To share or to shaft? The decision was simple – there was no queasy question of conscience for the Daily Mirror this week. The paper felt morally obliged to shaft Bernie Doherty in defence of truth, honour and integrity in British journalism, and shaft Bernie Doherty it did, good and proper.
This has raised a storm of babble amongst PRs, journalists, celebrities, agents and stars. The excitement is about how the unspoken understanding between PRs and the press was so suddenly and unceremoniously dumped by the Mirror, because the paper felt that the relationship had become too one-sided.
Looking from inside the industry, it’s difficult to assess the level of the public’s awareness of the trade in information and access that shapes much of the tabloid media agenda. Mirror showbiz editor Kevin O’Sullivan clearly thinks people are relatively na¿ve, because his article in Friday’s Times is entitled “The Dirty Secret of Celebrity Splashes”.
Sick of having questions vetted, and sick of toeing the line over copy approval, the Mirror decided first to stuff Richard and Judy for ordering 1,375 words of amendments to a 2,000-word article, and then moved on to shaft Bernie for encouraging the paper to run the Mick/Amanda story.
The Mirror’s frustration over what’s happened to the rules of engagement between the media and PRs is understandable. There are five or six very well-organised, very professional PRs who have the skill to manage the rough and tumble of the mutually beneficial, rewarding relationship that exists between publicity agents and the press.
As every couple will tell you on their 50th wedding anniversary, what makes a relationship work is give and take. So it is with PRs and the press. You win a few, you lose a few, you turn losses into gains. It’s a game, and a good one, and it gives the public interesting and entertaining copy.
Now this fruitful relationship has been jeopardised, and – unjustly – Bernie’s is the first scalp. The relationship has been jeopardised by publicists who’ve left established organisations and by the simultaneous arrival of back-bedroom operators who have tried to rewrite the rules of engagement. They want to control the dice and keep all the cards so that their stars always shine.

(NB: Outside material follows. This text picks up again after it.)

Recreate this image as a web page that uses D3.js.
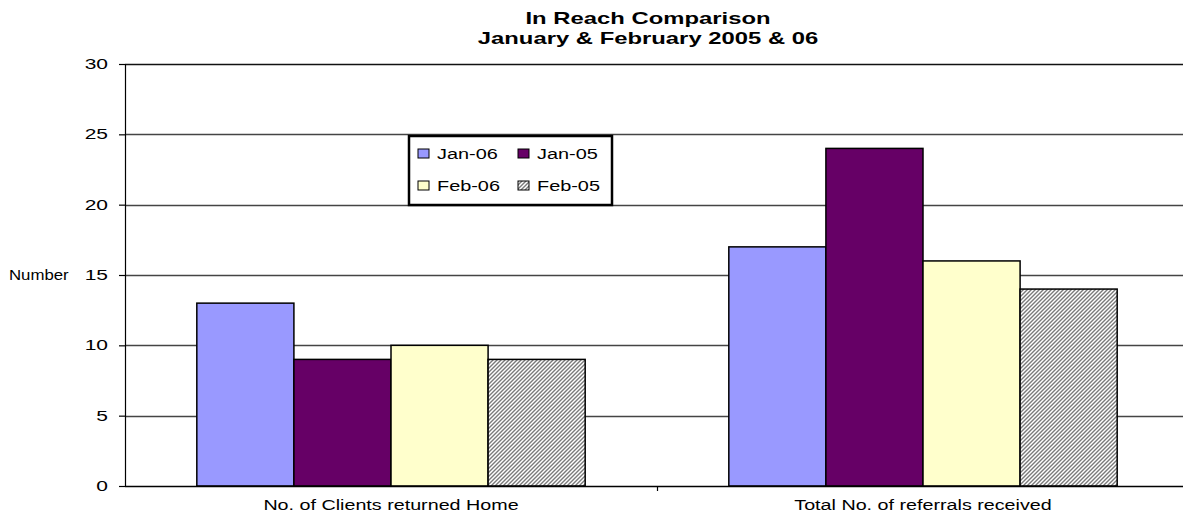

This is a bad game – or rather, no game at all – because it gives the public uninteresting and anodyne copy. Take this to its logical conclusion, and you might as well cut out the middle-man and get publicists to edit and publish the papers themselves.
The Mirror has made its stand, and in the process has made a fantastic story out of the story of a story. After years in decline, the paper is suddenly on the ascendant, and its acclaimed coverage of the war marks a huge departure from current tabloid practice. Fired by its success, it might be turning its attentions to the home front, to secure further strategic gains.
It could even be on a mission to rewrite tabloid journalism. It has generated huge coverage for itself, and it has placed itself at the centre of a massive furore about the media (and nobody likes talking up a furore about the media more than the media).
Will the Mirror’s stand whip unruly PRs into line, teach them their place, and herald a brave new era of fearlessly independent reporting, untrammelled by the nods, winks and nudges of the old world order? Will publicists starve the Mirror of information? And when the next killer, exclusive celebrity story comes along, will the Mirror turn it down because there’s the tiniest slither of a thread of a string attached?
I suspect there will be a period of pontification and posturing between the parties, followed by stand-offs, sulks, griping, sniping, and discord, like a long-married couple after a spat. Then this old pair will tiptoe round each other, very cautiously, taking stock of what needs to change to re-establish the relationship. Once a new set of cornerstones are in place, reinvigorated, spirited and refreshed they’ll get up to some new tricks together and revisit some well-loved ones from the past.
The Mirror has shown the media can make good copy by biting back. It adds an exciting new twist to the game. It’s great for readers and it’s great for the PR business. Publicists needed to be shaken out of their complacency. And – as common wisdom has it – everybody needs a good shafting every now and again.